Plaintiffs seek $120 million in compensatory damages, as well as up to $750 million in punitive damages to punish the drug maker and deter similar conduct in the future. Such a massive amount is designed to actually affect the giant multinational pharmaceutical company, which had $74.3 billion in sales in 2014.

According to the Levaquin lawsuit, former FDA Commissioner Hamburg was married during her tenure to Peter Brown, who was an executive and co-CEO of Renaissance Technologies, a hedge fund with $342 million invested in Johnson & Johnson in 2011. It was the company’s third highest stock holding. Both Brown and Renaissance Technologies, as well as some of its other officers were also named as defendants in the lawsuit.

The plaintiffs claim that a number of the FDA’s actions while Hamburg was commissioner went against advice of advisors and reviewers, favoring companies that Renaissance Tecnologies was invested in, helping to raise the income of Hamburg’s husband from $10 million in 2008, to $125 million at its peak in 2011, since all Renaissance employees are paid based on performance of the company’s investments.

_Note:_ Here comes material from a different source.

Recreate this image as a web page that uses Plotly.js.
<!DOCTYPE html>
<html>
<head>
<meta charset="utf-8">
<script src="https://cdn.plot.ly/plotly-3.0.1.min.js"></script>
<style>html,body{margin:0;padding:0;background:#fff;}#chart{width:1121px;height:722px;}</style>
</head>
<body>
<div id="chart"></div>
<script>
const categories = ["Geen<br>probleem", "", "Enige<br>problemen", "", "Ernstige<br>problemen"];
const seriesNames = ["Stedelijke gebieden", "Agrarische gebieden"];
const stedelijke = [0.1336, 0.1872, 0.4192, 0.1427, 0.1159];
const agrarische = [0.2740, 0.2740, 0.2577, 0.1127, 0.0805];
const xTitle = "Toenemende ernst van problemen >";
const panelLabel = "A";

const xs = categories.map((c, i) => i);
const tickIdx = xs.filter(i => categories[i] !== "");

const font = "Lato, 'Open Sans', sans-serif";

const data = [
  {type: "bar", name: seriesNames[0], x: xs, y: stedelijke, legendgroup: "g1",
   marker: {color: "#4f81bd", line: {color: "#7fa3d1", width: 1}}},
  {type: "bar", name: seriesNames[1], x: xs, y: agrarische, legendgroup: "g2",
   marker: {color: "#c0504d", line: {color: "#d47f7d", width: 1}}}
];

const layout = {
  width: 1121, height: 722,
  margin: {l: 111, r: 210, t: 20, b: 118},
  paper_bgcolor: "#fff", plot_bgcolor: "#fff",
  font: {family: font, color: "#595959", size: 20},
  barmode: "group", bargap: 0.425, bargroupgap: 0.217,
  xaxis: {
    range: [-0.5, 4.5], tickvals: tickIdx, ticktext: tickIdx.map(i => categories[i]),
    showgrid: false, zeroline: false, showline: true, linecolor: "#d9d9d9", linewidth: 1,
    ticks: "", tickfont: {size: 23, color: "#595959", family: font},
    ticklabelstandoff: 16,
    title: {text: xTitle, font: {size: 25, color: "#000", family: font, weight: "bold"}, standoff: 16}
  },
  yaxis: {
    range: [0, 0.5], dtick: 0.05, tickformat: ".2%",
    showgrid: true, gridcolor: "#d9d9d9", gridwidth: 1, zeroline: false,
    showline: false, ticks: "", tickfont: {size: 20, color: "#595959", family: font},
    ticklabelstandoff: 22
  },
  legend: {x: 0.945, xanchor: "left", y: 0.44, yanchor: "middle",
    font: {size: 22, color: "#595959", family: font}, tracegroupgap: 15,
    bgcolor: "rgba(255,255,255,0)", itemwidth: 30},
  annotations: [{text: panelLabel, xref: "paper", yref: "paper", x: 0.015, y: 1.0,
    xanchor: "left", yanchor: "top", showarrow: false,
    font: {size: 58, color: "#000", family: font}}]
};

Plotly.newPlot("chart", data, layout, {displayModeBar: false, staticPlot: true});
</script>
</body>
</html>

“Each and every Defendant acted in concert with one another in the District of Columbia and throughout the United States to violate RICO through a pattern of racketeering activity because of personal, financial gain, to fraudulently convey false and misleading information concerning the safety of Levaquin, and to conceal from the Plaintiffs, the public, physicians, and healthcare providers, the risks of serious adverse events, including mitochondrial toxicity, certain neuropsychiatric adverse events… and other chronic, degenerative illnesses directly associated with Levaquin,” according to the lawsuit.

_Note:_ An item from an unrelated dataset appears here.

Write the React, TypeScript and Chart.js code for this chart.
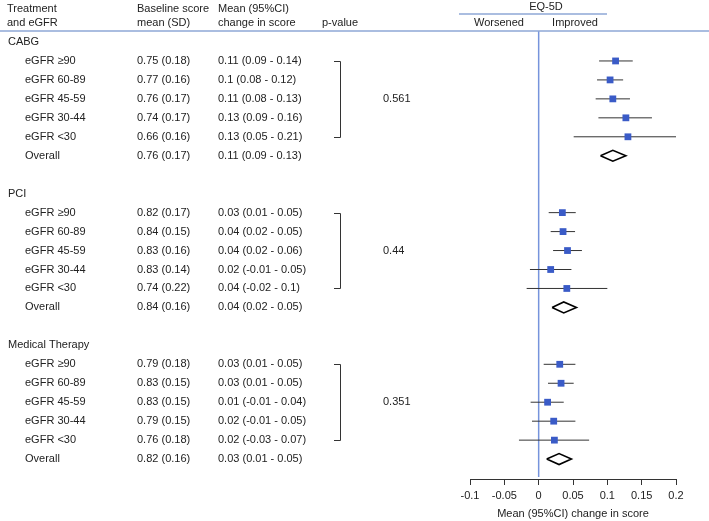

Levaquin Peripheral Neuropathy Cases

The lawsuit over RICO violations will join other Levaquin injury lawsuits filed on behalf of former users diagnosed with peripheral neuropathy, which also allege that insufficient and misleading warnings were provided for consumers and the medical community.

Similar claims have also been raised in Avelox lawsuits and Cipro lawsuits, brought against makers of these other fluoroquinolone-based antibiotics, which are part of the same class of medications.

In the federal court system, nearly 350 cases involving peripheral neuropathy from any fluoroquinolone antibiotic are currently centralized for pretrial proceedings before U.S. District Judge John R. Tunheim in the District of Minnesota, as part of an MDL, or Multi-District Litigation.

As antibiotic nerve damage lawyers continue to review and file cases in the coming months and years, it is ultimately expected that several thousand cases will be involved in the litigation, each alleging that plaintiffs have been left with permanent peripheral neuropathy following use of the drugs.

The cases are being coordinated during discovery and for a series of early “bellwether” trials, which are designed to gauge how juries may respond to certain evidence and testimony that is likely to be repeated throughout the cases.

Plaintiffs allege that the makers of Levaquin, Avelox and Cipro knew or should have known about the risk of permanent nerve damage for years, noting that the first indication of a possible link between long-term peripheral neuropathy and fluoroquinolone antibiotics came in a study published in 2001. If adequate warnings had been provided about the risk of permanent neuropathy problems, plaintiffs claim that they may have avoided painful and debilitating injuries.